Common Poison Ivy Problems

One of the worst poison ivy problems can arise from severe allergic reactions to the plant. Not only the ivy, but also poison oak and sumac cause the skin to react to the sap they contain, called urushiol. The contact rash, which develops causes itching, and can develop immediately or days after being exposed.

Rashes can result from indirect contact from tools or pets, as well as through inhaling the smoke from burning these plants. If this happens, respiratory passages can react, with potentially life-threatening results. As with most allergies, it is the second exposure to urushiol, which causes the contact dermatitis.

When exposure has occurred, a red and itchy rash will begin to appear, often in the pattern of where the leaves touched the skin. In most people, the allergy to poison ivy is manageable. However, for someone who has a high sensitivity to it, even a hint of the poisonous sap can cause a problem.

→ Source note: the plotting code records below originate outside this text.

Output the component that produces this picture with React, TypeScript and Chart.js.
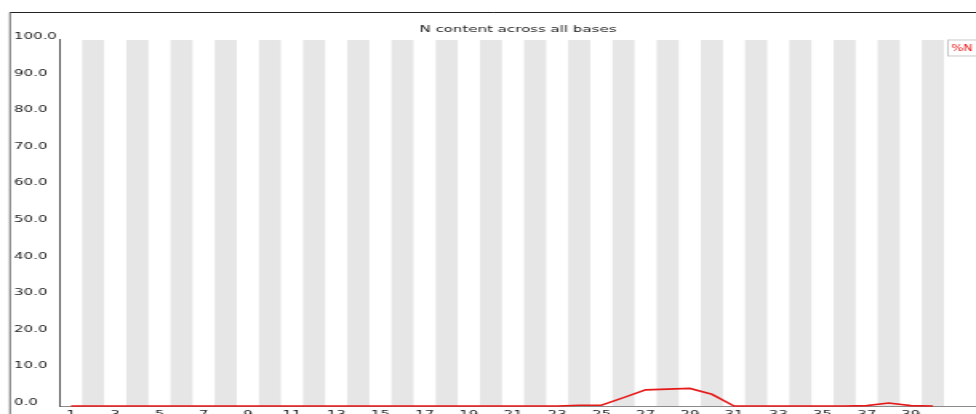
import React, { useEffect, useRef } from "react";
import { Chart, registerables } from "chart.js";

Chart.register(...registerables);

// ---- data ----
const TITLE = "N content across all bases";
const SERIES_LABEL = "%N";
const bases = [
  1, 2, 3, 4, 5, 6, 7, 8, 9, 10, 11, 12, 13, 14, 15, 16, 17, 18, 19, 20,
  21, 22, 23, 24, 25, 26, 27, 28, 29, 30, 31, 32, 33, 34, 35, 36, 37, 38, 39, 40,
];
const nPercent = [
  0, 0, 0, 0, 0, 0, 0, 0, 0, 0, 0, 0, 0, 0, 0, 0, 0, 0, 0, 0,
  0, 0, 0, 0.2, 0.2, 2.3, 4.4, 4.6, 4.8, 3.2, 0, 0, 0, 0, 0, 0, 0.1, 0.8, 0.1, 0,
];
const xTickLabels = [1, 3, 5, 7, 9, 11, 13, 15, 17, 19, 21, 23, 25, 27, 29, 31, 33, 35, 37, 39];
const yTickLabels = [0, 10, 20, 30, 40, 50, 60, 70, 80, 90, 100];

// ---- layout / style ----
const SX = 1.6; // horizontal stretch of the original image
const CSS_W = 976;
const CANVAS_W = Math.round(CSS_W / SX); // 610
const CANVAS_H = 426;
const FONT = "'DejaVu Sans', sans-serif";
const PAD_LEFT = 14 / SX;
const AXIS_LEFT = 60 / SX;
const COL_W = 22.1 / SX;
const X_MAX = 0.5 + (CANVAS_W - AXIS_LEFT) / COL_W;

const stripesPlugin = {
  id: "stripes",
  beforeDatasetsDraw(chart: any) {
    const { ctx, chartArea } = chart;
    const xs = chart.scales.x;
    ctx.save();
    ctx.fillStyle = "#e6e6e6";
    bases.forEach((b, i) => {
      if (i % 2 === 1) {
        const l = xs.getPixelForValue(b - 0.5);
        const r = xs.getPixelForValue(b + 0.5);
        ctx.fillRect(l, chartArea.top, r - l, chartArea.bottom - chartArea.top);
      }
    });
    ctx.restore();
  },
};

const framePlugin = {
  id: "frame",
  afterDraw(chart: any) {
    const { ctx } = chart;
    const left = 10 / SX;
    const top = 12.5;
    ctx.save();
    ctx.strokeStyle = "#222";
    ctx.lineWidth = 1;
    ctx.beginPath();
    ctx.moveTo(left, top);
    ctx.lineTo(chart.width, top);
    ctx.stroke();
    ctx.lineWidth = 0.7;
    ctx.beginPath();
    ctx.moveTo(left, top);
    ctx.lineTo(left, chart.height);
    ctx.stroke();
    ctx.restore();
  },
};

const legendPlugin = {
  id: "legendBox",
  afterDraw(chart: any) {
    const { ctx, chartArea } = chart;
    const x = chartArea.right - 17.5;
    const y = chartArea.top;
    ctx.save();
    ctx.fillStyle = "#fff";
    ctx.fillRect(x, y, 24, 16);
    ctx.strokeStyle = "#c8c8c8";
    ctx.lineWidth = 1;
    ctx.strokeRect(x, y, 24, 16);
    ctx.fillStyle = "rgb(235,30,30)";
    ctx.font = `8px ${FONT}`;
    ctx.textBaseline = "middle";
    ctx.textAlign = "left";
    ctx.fillText(chart.data.datasets[0].label, x + 2, y + 9);
    ctx.restore();
  },
};

export default function App() {
  const ref = useRef<HTMLCanvasElement | null>(null);

  useEffect(() => {
    if (!ref.current) return;
    const chart = new Chart(ref.current, {
      type: "line",
      data: {
        datasets: [
          {
            label: SERIES_LABEL,
            data: bases.map((b, i) => ({ x: b, y: nPercent[i] })),
            borderColor: "rgb(230,25,25)",
            backgroundColor: "rgb(230,25,25)",
            borderWidth: 1.6,
            pointRadius: 0,
            tension: 0,
            clip: false as any,
          },
        ],
      },
      options: {
        responsive: false,
        animation: false,
        devicePixelRatio: 1,
        layout: { padding: { left: PAD_LEFT, top: 12, right: 0, bottom: 0 } },
        plugins: {
          legend: { display: false },
          tooltip: { enabled: false },
          title: {
            display: true,
            text: TITLE,
            fullSize: false,
            color: "#222",
            font: { family: FONT, size: 9.4, weight: "normal" },
            padding: { top: 11.5, bottom: 5.2 },
          },
        },
        scales: {
          x: {
            type: "linear",
            min: 0.5,
            max: X_MAX,
            grid: { display: false, drawTicks: false, tickLength: 0 },
            border: { display: true, color: "#8a8a8a", width: 1 },
            afterBuildTicks: (s: any) => {
              s.ticks = xTickLabels.map((v) => ({ value: v }));
            },
            afterFit: (s: any) => {
              s.height = CANVAS_H - 406;
            },
            ticks: {
              autoSkip: false,
              maxRotation: 0,
              padding: 3,
              color: "#222",
              font: { family: FONT, size: 9.4 },
              callback: (v: any) => String(v),
            },
          },
          y: {
            type: "linear",
            min: 0,
            max: 100,
            grid: { display: false, drawTicks: false, tickLength: 0 },
            border: { display: true, color: "#555", width: 1 },
            afterBuildTicks: (s: any) => {
              s.ticks = yTickLabels.map((v) => ({ value: v }));
            },
            afterFit: (s: any) => {
              s.width = AXIS_LEFT - PAD_LEFT;
            },
            ticks: {
              crossAlign: "far",
              padding: 0,
              color: "#222",
              font: { family: FONT, size: 9.4, lineHeight: 0.75 },
              callback: (v: any) => [Number(v).toFixed(1), ""],
            },
          },
        },
      },
      plugins: [stripesPlugin, framePlugin, legendPlugin],
    });
    return () => chart.destroy();
  }, []);

  return (
    <div
      style={{
        position: "absolute",
        left: 0,
        top: 0,
        width: CSS_W,
        height: 414,
        overflow: "hidden",
        background: "#fff",
      }}
    >
      <canvas
        ref={ref}
        width={CANVAS_W}
        height={CANVAS_H}
        style={{ width: CSS_W + "px", height: CANVAS_H + "px", display: "block" }}
      />
    </div>
  );
}
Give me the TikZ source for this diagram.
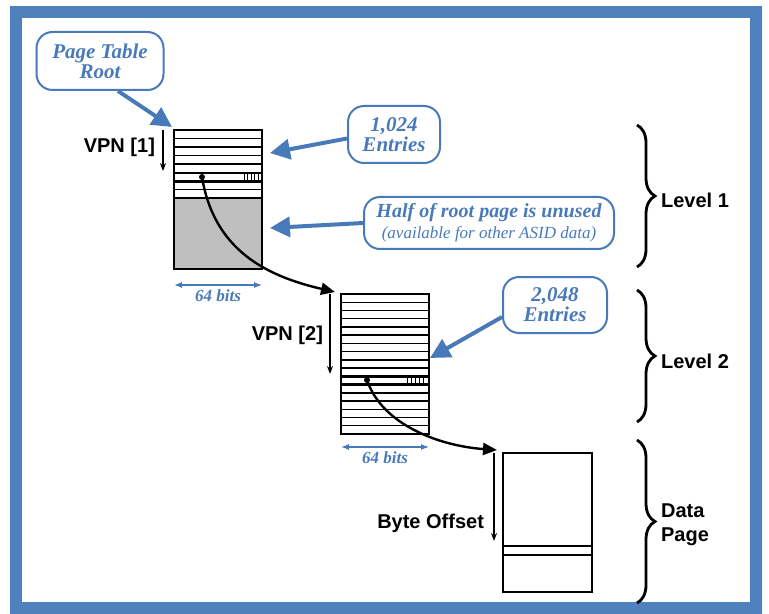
\documentclass[tikz,border=0pt]{standalone}
\usepackage{xcolor}
\usepackage{fontspec}
\setmainfont{Liberation Serif}
\setsansfont{Liberation Sans}
\usepackage{tikz}
\usetikzlibrary{arrows.meta}
\usetikzlibrary{decorations.pathreplacing}
\definecolor{frameblue}{RGB}{79,129,189}
\definecolor{noteblue}{RGB}{72,122,186}
\definecolor{unusedgray}{RGB}{191,191,191}
\tikzset{
  note/.style={draw=noteblue, line width=1pt, rounded corners=8pt, align=center,
    text=noteblue, font=\bfseries\itshape\fontsize{10.5}{10}\selectfont, inner sep=2pt},
  notearrow/.style={draw=noteblue, line width=2pt, -{Triangle[length=10pt,width=10pt]}},
  tbl/.style={draw, line width=1pt, anchor=north west, inner sep=0pt, outer sep=0pt},
  rowline/.style={line width=0.7pt},
  pick/.style={line width=1.3pt},
  ptr/.style={line width=1.2pt, -{Triangle[length=7pt,width=6pt]}},
  dot/.style={circle, fill, inner sep=0pt, minimum size=3pt},
  walk/.style={line width=0.6pt, -{Stealth[length=4pt,width=3pt]}},
  lbl/.style={font=\sffamily\bfseries\fontsize{10}{12}\selectfont},
  dim/.style={draw=noteblue, line width=0.6pt, {Latex[length=4pt]}-{Latex[length=4pt]}},
  dimtxt/.style={text=noteblue, font=\bfseries\itshape\fontsize{8.5}{9}\selectfont},
  lvl/.style={line width=1.4pt, decorate, decoration={brace, amplitude=9pt}},
}

\begin{document}
\begin{tikzpicture}[x=0.5pt, y=-0.5pt]
\useasboundingbox (0,0) rectangle (769,614);
\draw[frameblue, line width=6pt] (16,12.5) rectangle (756,608);

% level 1 table, lower half unused
\fill[unusedgray] (174,198) rectangle (262,269);
\foreach \r in {1,...,8}
  \draw[rowline] (174,130+\r*8.5) -- (262,130+\r*8.5);
\node[tbl, minimum width=44pt, minimum height=69.5pt] (l1) at (174,130) {};
\draw[pick] (174,173) rectangle (262,181.5);
\foreach \h in {244,247.5,...,258}
  \draw[line width=0.4pt] (\h,173) -- (\h,181.5);

% level 2 table
\foreach \r in {1,...,16}
  \draw[rowline] (341,294+\r*8.235) -- (429,294+\r*8.235);
\node[tbl, minimum width=44pt, minimum height=70pt] (l2) at (341,294) {};
\draw[pick] (341,376.4) rectangle (429,384.6);
\foreach \h in {407,411,...,423}
  \draw[line width=0.4pt] (\h,376.4) -- (\h,384.6);

% data page
\node[tbl, line width=0.8pt, minimum width=44.5pt, minimum height=69.5pt] (pg) at (503,453) {};
\draw[rowline] (503,546) -- (592,546);
\draw[rowline] (503,555) -- (592,555);

% pointers
\node[dot] (d1) at (202,177) {};
\node[dot] (d2) at (367,380) {};
\draw[ptr] (d1.center) .. controls (214,250) and (266,276) .. ([shift={(-3pt,1pt)}]l2.north west);
\draw[ptr] (d2.center) .. controls (382,425) and (440,446) .. ([shift={(-3pt,1.5pt)}]pg.north west);

% walk labels
\node[lbl, anchor=east] (v1) at (162,147) {VPN [1]};
\draw[walk] ([xshift=-5.5pt]l1.north west) -- ++(0,41);
\node[lbl, anchor=east] (v2) at (330,335) {VPN [2]};
\draw[walk] ([xshift=-5.5pt]l2.north west) -- ++(0,80);
\node[lbl, anchor=east] (off) at (491,523) {Byte Offset};
\draw[walk] ([xshift=-4.5pt]pg.north west) -- ++(0,88);

% widths
\draw[dim] ([yshift=-8pt]l1.south west) -- ([yshift=-8pt]l1.south east)
  node[midway, below=-1.5pt, dimtxt] {64 bits};
\draw[dim] ([yshift=-6.5pt]l2.south west) -- ([yshift=-6.5pt]l2.south east)
  node[midway, below=-1.5pt, dimtxt] {64 bits};

% callouts
\node[note, minimum width=63.5pt, minimum height=29pt] (root) at (100,61) {Page Table\\Root};
\node[note, minimum width=46pt, minimum height=28.5pt] (n1024) at (394,134.5) {1,024\\Entries};
\node[note, minimum width=125pt, minimum height=26pt, font=\bfseries\itshape\fontsize{10}{10.5}\selectfont] (unused) at (489,223)
  {Half of root page is unused\\{\mdseries\fontsize{8.5}{10}\selectfont (available for other ASID data)}};
\node[note, minimum width=52pt, minimum height=28pt] (n2048) at (555,305) {2,048\\Entries};

\coordinate (troot) at (172,127);
\coordinate (t1024) at (270,153);
\coordinate (tunused) at (270,228);
\coordinate (t2048) at (430,358);
\draw[notearrow] ([xshift=9pt]root.south) -- (troot);
\draw[notearrow] ([yshift=-2pt]n1024.west) -- (t1024);
\draw[notearrow] (unused.west) -- (tunused);
\draw[notearrow] ([yshift=-6pt]n2048.west) -- (t2048);

% levels
\draw[lvl] (637,125) -- (637,267);
\draw[lvl] (637,290) -- (637,422);
\draw[lvl] (637,440) -- (637,603);
\node[lbl, anchor=west] (lv1) at (654,200) {Level 1};
\node[lbl, anchor=west] (lv2) at (654,361) {Level 2};
\node[lbl, anchor=west, align=left] (lv3) at (654,525) {Data\\Page};
\end{tikzpicture}
\end{document}
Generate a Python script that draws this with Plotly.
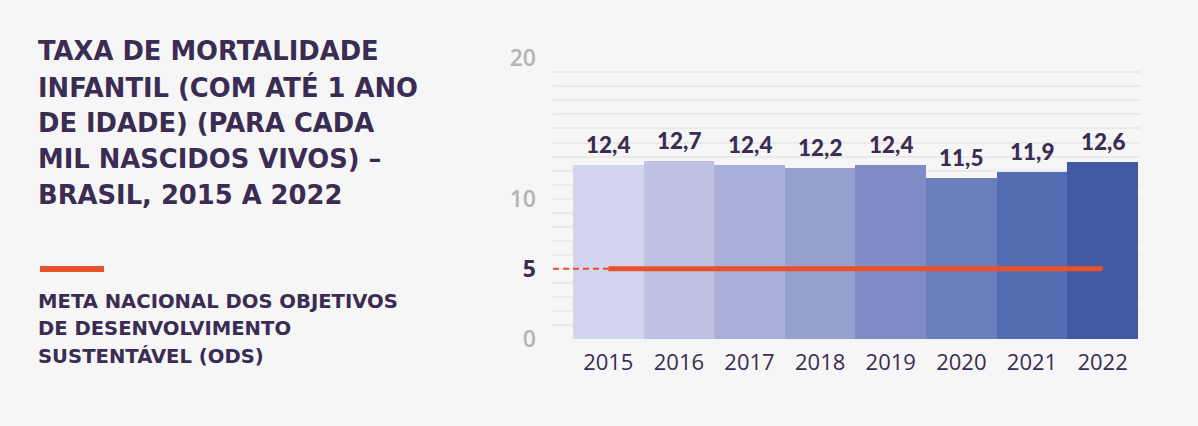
import plotly.graph_objects as go

# ── Data ───────────────────────────────────────────────────────────────────
YEARS  = ["2015", "2016", "2017", "2018", "2019", "2020", "2021", "2022"]
VALUES = [12.4, 12.7, 12.4, 12.2, 12.4, 11.5, 11.9, 12.6]
META   = 5
Y_TICKS = [0, 5, 10, 20]

TITLE_LINES = ["TAXA DE MORTALIDADE", "INFANTIL (COM ATÉ 1 ANO",
               "DE IDADE) (PARA CADA", "MIL NASCIDOS VIVOS) –",
               "BRASIL, 2015 A 2022"]
LEGEND_LINES = ["META NACIONAL DOS OBJETIVOS", "DE DESENVOLVIMENTO",
                "SUSTENTÁVEL (ODS)"]

# ── Style ──────────────────────────────────────────────────────────────────
BG     = "#F6F6F6"
INK    = "#3A2C52"
GRAY   = "#B4B4B4"
GRID   = "#EAEAEA"
RED    = "#E8512A"
BARS   = ["#D3D4EE", "#C0C2E3", "#AAAFDA", "#97A0CF",
          "#818CC7", "#6A7EBB", "#536DB2", "#4359A3"]
FONT   = "'Open Sans', sans-serif"
WIDE   = "'DejaVu Sans', sans-serif"

W, H = 1198, 426
L, R, T, B = 553, 58, 52, 87
pw, ph = W - L - R, H - T - B

x = list(range(len(YEARS)))
x_range = [-0.783, 7.53]

fig = go.Figure()
fig.add_trace(go.Bar(
    x=x, y=VALUES, width=1, marker=dict(color=BARS, line=dict(width=0)),
    hoverinfo="skip",
))
# dashed part, from the axis to the first bar
fig.add_trace(go.Scatter(
    x=[x_range[0], x[0]], y=[META, META], mode="lines",
    line=dict(color=RED, width=2, dash="6px,4px"), hoverinfo="skip",
))
fig.add_trace(go.Scatter(
    x=[x[0], x[-1]], y=[META, META], mode="lines",
    line=dict(color=RED, width=5), hoverinfo="skip",
))

tick_text = []
for t in Y_TICKS:
    if t == META:
        tick_text.append(f"<b><span style='color:{INK}'>{t}</span></b>")
    else:
        tick_text.append(str(t))

ann = []
# value labels above the bars
for xi, v in zip(x, VALUES):
    ann.append(dict(text=f"{v:.1f}".replace(".", ","), x=xi, y=v, showarrow=False,
                    yanchor="bottom", yshift=5,
                    font=dict(family="Lato, sans-serif", size=22.5, color=INK, weight=900)))

# title and legend text, one annotation per line to control spacing
side = []
for i, line in enumerate(TITLE_LINES):
    side.append(dict(text=line, x=36, y=H - 51 - 36 * i,
                     font=dict(family=WIDE, size=25.8, color=INK, weight="bold")))
for i, line in enumerate(LEGEND_LINES):
    side.append(dict(text=line, x=36, y=H - 301 - 27.5 * i,
                     font=dict(family=WIDE, size=19.6, color=INK, weight="bold")))
for a in side:
    a.update(xref="paper", yref="paper", showarrow=False,
             xanchor="left", yanchor="middle",
             x=(a["x"] - L) / pw, y=(a["y"] - B) / ph)
    ann.append(a)

fig.update_layout(
    width=W, height=H, paper_bgcolor=BG, plot_bgcolor=BG,
    margin=dict(l=L, r=R, t=T, b=B), showlegend=False,
    bargap=0, annotations=ann,
    shapes=[dict(type="line", xref="paper", yref="paper",
                 x0=(40 - L) / pw, x1=(104 - L) / pw,
                 y0=(H - 269 - B) / ph, y1=(H - 269 - B) / ph,
                 line=dict(color=RED, width=6))],
    xaxis=dict(range=x_range, tickvals=x, ticktext=YEARS, showgrid=False,
               zeroline=False, showline=False, ticks="",
               tickfont=dict(family=FONT, size=22, color=INK), ticklabelstandoff=8),
    yaxis=dict(range=[0, 20.45], tickvals=Y_TICKS, ticktext=tick_text,
               showgrid=False, zeroline=False, showline=False, ticks="",
               tickfont=dict(family=FONT, size=23, color=GRAY, weight=600),
               ticklabelstandoff=16,
               minor=dict(tickvals=list(range(0, 20)), showgrid=True,
                          gridcolor=GRID, gridwidth=2, ticks="")),
)

fig.write_html("out.html", config={"displayModeBar": False},
               post_script="document.body.style.margin='0';")
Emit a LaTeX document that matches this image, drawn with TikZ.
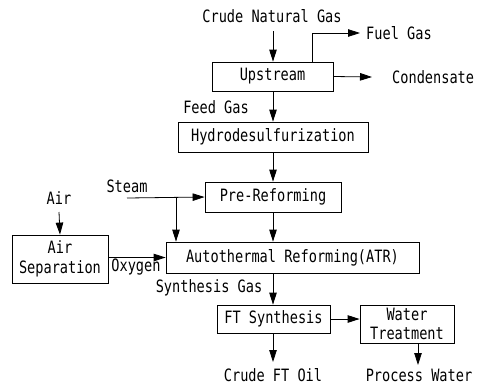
\documentclass[tikz,border=0pt]{standalone}
\usepackage{fontspec}
\setmainfont[FakeStretch=0.8]{DejaVu Sans Mono}
\usetikzlibrary{arrows.meta}
\begin{document}
\begin{tikzpicture}[x=1pt,y=-1pt,
  font=\fontsize{17}{19.5}\selectfont,
  proc/.style={draw,line width=0.8pt,rectangle,inner sep=0pt,align=center},
  lbl/.style={inner sep=0pt,align=center},
  flow/.style={line width=0.8pt,-{Triangle[length=12pt,width=7.5pt]}},
  pipe/.style={line width=0.8pt}]
\useasboundingbox (0,0) rectangle (479,384);
% boxes
\node[proc,minimum width=121pt,minimum height=29pt] (up) at (272.5,76.5) {Upstream};
\node[proc,minimum width=190pt,minimum height=30pt] (hds) at (273,137) {Hydrodesulfurization};
\node[proc,minimum width=136pt,minimum height=30pt] (pre) at (273,197) {Pre-Reforming};
\node[proc,minimum width=253pt,minimum height=31pt] (atr) at (292.5,257.5) {Autothermal Reforming(ATR)};
\node[proc,minimum width=96pt,minimum height=48pt] (asu) at (60,259) {Air\\Separation};
\node[proc,minimum width=113pt,minimum height=28pt] (ft) at (273.5,319) {FT Synthesis};
\node[proc,minimum width=94pt,minimum height=38pt] (wt) at (407,324) {Water\\Treatment};
% labels
\node[lbl] (cng) at (272,16) {Crude Natural Gas};
\node[lbl,anchor=west] (fuel) at (366,33) {Fuel Gas};
\node[lbl,anchor=west] (cond) at (392,77) {Condensate};
\node[lbl] (feed) at (216,107) {Feed Gas};
\node[lbl] (steam) at (127,186) {Steam};
\node[lbl] (air) at (59,198) {Air};
\node[lbl] (oxy) at (136,267) {Oxygen};
\node[lbl] (syn) at (209,288) {Synthesis Gas};
\node[lbl] (oil) at (273,375) {Crude FT Oil};
\node[lbl] (pw) at (419,375) {Process Water};
% coordinates
\coordinate (cngend) at (273,31);
\coordinate (fuelstart) at (312,62);
\coordinate (fuelcorner) at (312,33);
\coordinate (fueltip) at (360,33);
\coordinate (condtip) at (372,77);
\coordinate (steamstart) at (127,198);
\coordinate (steamjn) at (176,198);
\coordinate (airstart) at (59,212);
\coordinate (oiltip) at (273,362);
\coordinate (wtout) at (418,343);
\coordinate (pwtip) at (418,365);
% connectors
\draw[flow] (cngend) -- (cngend |- up.north);
\draw[flow] (fuelstart) -- (fuelcorner) -- (fueltip);
\draw[flow] (up.east) -- (condtip);
\draw[flow] (up.south -| cngend) -- (cngend |- hds.north);
\draw[flow] (hds.south -| cngend) -- (cngend |- pre.north);
\draw[flow] (steamstart) -- (pre.west);
\draw[flow] (steamjn) -- (steamjn |- atr.north);
\draw[flow] (airstart) -- (asu.north);
\draw[flow] (asu.east |- atr.west) -- (atr.west);
\draw[flow] (pre.south -| cngend) -- (cngend |- atr.north);
\draw[flow] (atr.south -| cngend) -- (cngend |- ft.north);
\draw[flow] (ft.east) -- (wt.west |- ft.east);
\draw[flow] (ft.south -| cngend) -- (oiltip);
\draw[flow] (wtout) -- (pwtip);
\end{tikzpicture}
\end{document}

In severe cases, dangerous swelling and a shutting down of the respiratory passages can occur, making breathing difficult. Other severe symptoms include rashes which cover a large area of the body, or which reach sensitive areas like the genitals, lips, or eyes. Developing fevers, painful or oozing blisters are also cases where medical help is needed immediately.

Learning to identify these poisonous plants will help prevent being exposed to them, as will avoiding areas where they grow and removing them from your yard. When hiking in areas where they grow, wear long sleeves and long pants, and be sure to change them before going back into the house. Urushiol can brush off onto animal fur, so keep pets away from the danger zones, and clean them thoroughly if they have been exposed.

Most poison ivy problems will go away after a week or so, and relief from the itching can be had from calamine lotion and cool water. However, if a reaction persists for thirty days or more, see a medical professional for help.